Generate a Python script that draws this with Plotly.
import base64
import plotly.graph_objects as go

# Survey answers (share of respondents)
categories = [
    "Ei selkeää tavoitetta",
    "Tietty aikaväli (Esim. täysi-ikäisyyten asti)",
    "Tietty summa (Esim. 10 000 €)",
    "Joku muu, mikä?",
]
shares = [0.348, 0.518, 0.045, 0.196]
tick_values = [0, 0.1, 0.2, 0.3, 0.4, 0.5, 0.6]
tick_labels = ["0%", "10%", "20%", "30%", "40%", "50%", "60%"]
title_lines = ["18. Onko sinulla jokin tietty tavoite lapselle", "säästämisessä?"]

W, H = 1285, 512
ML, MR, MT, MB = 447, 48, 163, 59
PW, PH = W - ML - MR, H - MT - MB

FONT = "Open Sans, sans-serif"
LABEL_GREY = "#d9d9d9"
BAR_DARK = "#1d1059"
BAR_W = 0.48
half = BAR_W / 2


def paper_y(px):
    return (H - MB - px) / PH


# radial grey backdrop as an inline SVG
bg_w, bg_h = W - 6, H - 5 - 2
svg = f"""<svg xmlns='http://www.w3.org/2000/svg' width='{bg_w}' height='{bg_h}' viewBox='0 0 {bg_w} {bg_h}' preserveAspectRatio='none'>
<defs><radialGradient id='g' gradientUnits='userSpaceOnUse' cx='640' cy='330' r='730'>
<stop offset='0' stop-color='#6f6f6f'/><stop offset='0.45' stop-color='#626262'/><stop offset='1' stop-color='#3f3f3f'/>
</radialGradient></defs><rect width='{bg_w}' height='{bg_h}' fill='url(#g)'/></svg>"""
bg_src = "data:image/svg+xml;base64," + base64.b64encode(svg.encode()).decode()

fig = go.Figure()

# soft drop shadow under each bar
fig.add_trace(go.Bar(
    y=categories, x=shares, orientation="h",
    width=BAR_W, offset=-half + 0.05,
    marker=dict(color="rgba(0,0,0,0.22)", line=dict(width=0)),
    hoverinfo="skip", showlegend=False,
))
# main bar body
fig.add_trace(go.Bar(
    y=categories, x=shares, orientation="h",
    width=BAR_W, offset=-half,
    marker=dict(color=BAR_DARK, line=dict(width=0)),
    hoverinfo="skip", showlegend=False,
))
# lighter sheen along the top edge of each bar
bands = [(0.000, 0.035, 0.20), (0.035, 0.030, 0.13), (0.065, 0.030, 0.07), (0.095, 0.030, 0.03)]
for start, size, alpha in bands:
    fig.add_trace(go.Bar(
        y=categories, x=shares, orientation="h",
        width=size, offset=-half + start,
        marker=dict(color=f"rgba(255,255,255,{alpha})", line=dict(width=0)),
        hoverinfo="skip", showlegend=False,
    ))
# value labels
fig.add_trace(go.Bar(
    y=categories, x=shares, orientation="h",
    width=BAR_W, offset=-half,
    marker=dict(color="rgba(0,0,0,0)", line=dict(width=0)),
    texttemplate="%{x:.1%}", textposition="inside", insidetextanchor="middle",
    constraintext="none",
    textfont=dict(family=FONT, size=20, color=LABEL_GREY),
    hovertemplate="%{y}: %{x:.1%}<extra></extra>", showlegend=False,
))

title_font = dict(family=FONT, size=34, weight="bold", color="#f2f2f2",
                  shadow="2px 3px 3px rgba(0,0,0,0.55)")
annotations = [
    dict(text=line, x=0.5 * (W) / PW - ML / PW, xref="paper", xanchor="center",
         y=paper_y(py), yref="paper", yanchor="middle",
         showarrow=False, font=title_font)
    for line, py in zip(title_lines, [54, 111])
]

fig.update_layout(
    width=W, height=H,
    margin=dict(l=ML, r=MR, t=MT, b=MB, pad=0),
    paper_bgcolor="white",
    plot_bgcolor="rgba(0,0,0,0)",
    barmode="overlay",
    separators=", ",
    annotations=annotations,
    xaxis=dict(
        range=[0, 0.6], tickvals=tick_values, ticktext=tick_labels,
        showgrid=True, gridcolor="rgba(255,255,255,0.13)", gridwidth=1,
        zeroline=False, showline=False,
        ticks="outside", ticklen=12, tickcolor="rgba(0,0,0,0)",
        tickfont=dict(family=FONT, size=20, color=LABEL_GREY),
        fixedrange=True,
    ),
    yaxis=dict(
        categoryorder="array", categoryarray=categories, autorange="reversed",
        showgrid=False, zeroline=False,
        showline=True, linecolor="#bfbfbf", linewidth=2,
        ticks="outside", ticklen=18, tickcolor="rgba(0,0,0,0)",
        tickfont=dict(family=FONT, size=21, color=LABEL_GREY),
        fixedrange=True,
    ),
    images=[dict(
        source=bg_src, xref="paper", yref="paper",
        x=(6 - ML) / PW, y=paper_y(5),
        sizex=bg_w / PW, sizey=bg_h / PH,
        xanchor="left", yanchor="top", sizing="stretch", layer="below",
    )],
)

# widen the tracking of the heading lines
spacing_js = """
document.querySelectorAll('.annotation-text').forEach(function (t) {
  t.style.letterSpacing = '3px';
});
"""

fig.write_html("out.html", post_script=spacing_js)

*****

Give back each line above precisely as it stands.

Task solution:
Generate a Python script that draws this with Plotly.
import base64
import plotly.graph_objects as go

# Survey answers (share of respondents)
categories = [
    "Ei selkeää tavoitetta",
    "Tietty aikaväli (Esim. täysi-ikäisyyten asti)",
    "Tietty summa (Esim. 10 000 €)",
    "Joku muu, mikä?",
]
shares = [0.348, 0.518, 0.045, 0.196]
tick_values = [0, 0.1, 0.2, 0.3, 0.4, 0.5, 0.6]
tick_labels = ["0%", "10%", "20%", "30%", "40%", "50%", "60%"]
title_lines = ["18. Onko sinulla jokin tietty tavoite lapselle", "säästämisessä?"]

W, H = 1285, 512
ML, MR, MT, MB = 447, 48, 163, 59
PW, PH = W - ML - MR, H - MT - MB

FONT = "Open Sans, sans-serif"
LABEL_GREY = "#d9d9d9"
BAR_DARK = "#1d1059"
BAR_W = 0.48
half = BAR_W / 2


def paper_y(px):
    return (H - MB - px) / PH


# radial grey backdrop as an inline SVG
bg_w, bg_h = W - 6, H - 5 - 2
svg = f"""<svg xmlns='http://www.w3.org/2000/svg' width='{bg_w}' height='{bg_h}' viewBox='0 0 {bg_w} {bg_h}' preserveAspectRatio='none'>
<defs><radialGradient id='g' gradientUnits='userSpaceOnUse' cx='640' cy='330' r='730'>
<stop offset='0' stop-color='#6f6f6f'/><stop offset='0.45' stop-color='#626262'/><stop offset='1' stop-color='#3f3f3f'/>
</radialGradient></defs><rect width='{bg_w}' height='{bg_h}' fill='url(#g)'/></svg>"""
bg_src = "data:image/svg+xml;base64," + base64.b64encode(svg.encode()).decode()

fig = go.Figure()

# soft drop shadow under each bar
fig.add_trace(go.Bar(
    y=categories, x=shares, orientation="h",
    width=BAR_W, offset=-half + 0.05,
    marker=dict(color="rgba(0,0,0,0.22)", line=dict(width=0)),
    hoverinfo="skip", showlegend=False,
))
# main bar body
fig.add_trace(go.Bar(
    y=categories, x=shares, orientation="h",
    width=BAR_W, offset=-half,
    marker=dict(color=BAR_DARK, line=dict(width=0)),
    hoverinfo="skip", showlegend=False,
))
# lighter sheen along the top edge of each bar
bands = [(0.000, 0.035, 0.20), (0.035, 0.030, 0.13), (0.065, 0.030, 0.07), (0.095, 0.030, 0.03)]
for start, size, alpha in bands:
    fig.add_trace(go.Bar(
        y=categories, x=shares, orientation="h",
        width=size, offset=-half + start,
        marker=dict(color=f"rgba(255,255,255,{alpha})", line=dict(width=0)),
        hoverinfo="skip", showlegend=False,
    ))
# value labels
fig.add_trace(go.Bar(
    y=categories, x=shares, orientation="h",
    width=BAR_W, offset=-half,
    marker=dict(color="rgba(0,0,0,0)", line=dict(width=0)),
    texttemplate="%{x:.1%}", textposition="inside", insidetextanchor="middle",
    constraintext="none",
    textfont=dict(family=FONT, size=20, color=LABEL_GREY),
    hovertemplate="%{y}: %{x:.1%}<extra></extra>", showlegend=False,
))

title_font = dict(family=FONT, size=34, weight="bold", color="#f2f2f2",
                  shadow="2px 3px 3px rgba(0,0,0,0.55)")
annotations = [
    dict(text=line, x=0.5 * (W) / PW - ML / PW, xref="paper", xanchor="center",
         y=paper_y(py), yref="paper", yanchor="middle",
         showarrow=False, font=title_font)
    for line, py in zip(title_lines, [54, 111])
]

fig.update_layout(
    width=W, height=H,
    margin=dict(l=ML, r=MR, t=MT, b=MB, pad=0),
    paper_bgcolor="white",
    plot_bgcolor="rgba(0,0,0,0)",
    barmode="overlay",
    separators=", ",
    annotations=annotations,
    xaxis=dict(
        range=[0, 0.6], tickvals=tick_values, ticktext=tick_labels,
        showgrid=True, gridcolor="rgba(255,255,255,0.13)", gridwidth=1,
        zeroline=False, showline=False,
        ticks="outside", ticklen=12, tickcolor="rgba(0,0,0,0)",
        tickfont=dict(family=FONT, size=20, color=LABEL_GREY),
        fixedrange=True,
    ),
    yaxis=dict(
        categoryorder="array", categoryarray=categories, autorange="reversed",
        showgrid=False, zeroline=False,
        showline=True, linecolor="#bfbfbf", linewidth=2,
        ticks="outside", ticklen=18, tickcolor="rgba(0,0,0,0)",
        tickfont=dict(family=FONT, size=21, color=LABEL_GREY),
        fixedrange=True,
    ),
    images=[dict(
        source=bg_src, xref="paper", yref="paper",
        x=(6 - ML) / PW, y=paper_y(5),
        sizex=bg_w / PW, sizey=bg_h / PH,
        xanchor="left", yanchor="top", sizing="stretch", layer="below",
    )],
)

# widen the tracking of the heading lines
spacing_js = """
document.querySelectorAll('.annotation-text').forEach(function (t) {
  t.style.letterSpacing = '3px';
});
"""

fig.write_html("out.html", post_script=spacing_js)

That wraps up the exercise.